Generalized Matrix Artin Algebras

Question

Let $A$ and $B$ be Artin algebras, $M$ a finitely generated $(B$-$A)$-bimodule, and $N$ a finitely generated $(A$-$B)$-bimodule. Prove that \begin{bmatrix} A& N \\ M & B\end{bmatrix} is a generalized matrix Artin algebra.

Answer 1

A reasonable elementary strategy for showing it is right Artinian might go this way. Denote $R=\begin{bmatrix}A&N\\M& B\end{bmatrix}$ for brevity.

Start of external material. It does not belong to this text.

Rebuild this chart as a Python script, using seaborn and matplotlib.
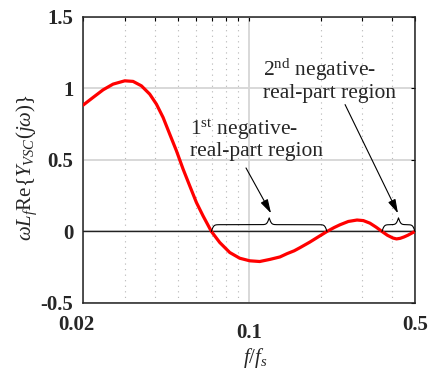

1. Here's an easy lemma we'll apply: if $A$ and $B$ are Artinian and $K$ is a finitely generated $(A,B)$ (or $(B,A)$) bimodule, then $K$ is an Artinian bimodule. (It is not a very sharp statement, but it's all we need.)
2. First, note $R=\begin{bmatrix}A&N\\0&0\end{bmatrix}\oplus \begin{bmatrix}0&0\\M& B\end{bmatrix}$ as right $R$ modules. Denote these two pieces as $T_1$ and $T_2$ respectively. If we can prove both of these are right Artinian $R$ modules, then we have shown $R$ is right Artinian.
3. Consider a submodule $T$ of the right $R$ module $T_1$. If $\begin{bmatrix}a&n\\0&0\end{bmatrix}\in T$, then so are $\begin{bmatrix}a&0\\0&0\end{bmatrix}$ and $\begin{bmatrix}0&n\\0&0\end{bmatrix}$. (Can you see why?) From this, you can argue that $T=\begin{bmatrix}A'&N'\\0&0\end{bmatrix}$ where $A'$ is a right ideal of $A$ and $N'$ is a sub-bimodule of $N$.
4. Use the last point and the fact that $A$ and $N$ are Artinian to show that $T_1$ is Artinian.
5. Describe the analogous situation of $T_2$ using the same approach, and conclude it is Artinian as well. At this point $R$ has been shown to be right Artinian.
6. Say "The same argument mutatis mutandis shows that $R=\begin{bmatrix}A&0\\M&0\end{bmatrix}\oplus \begin{bmatrix}0&N\\0& B\end{bmatrix}$ is a decomposition of $R$ into two Artinian left $R$-modules, therefore $R$ is left Artinian."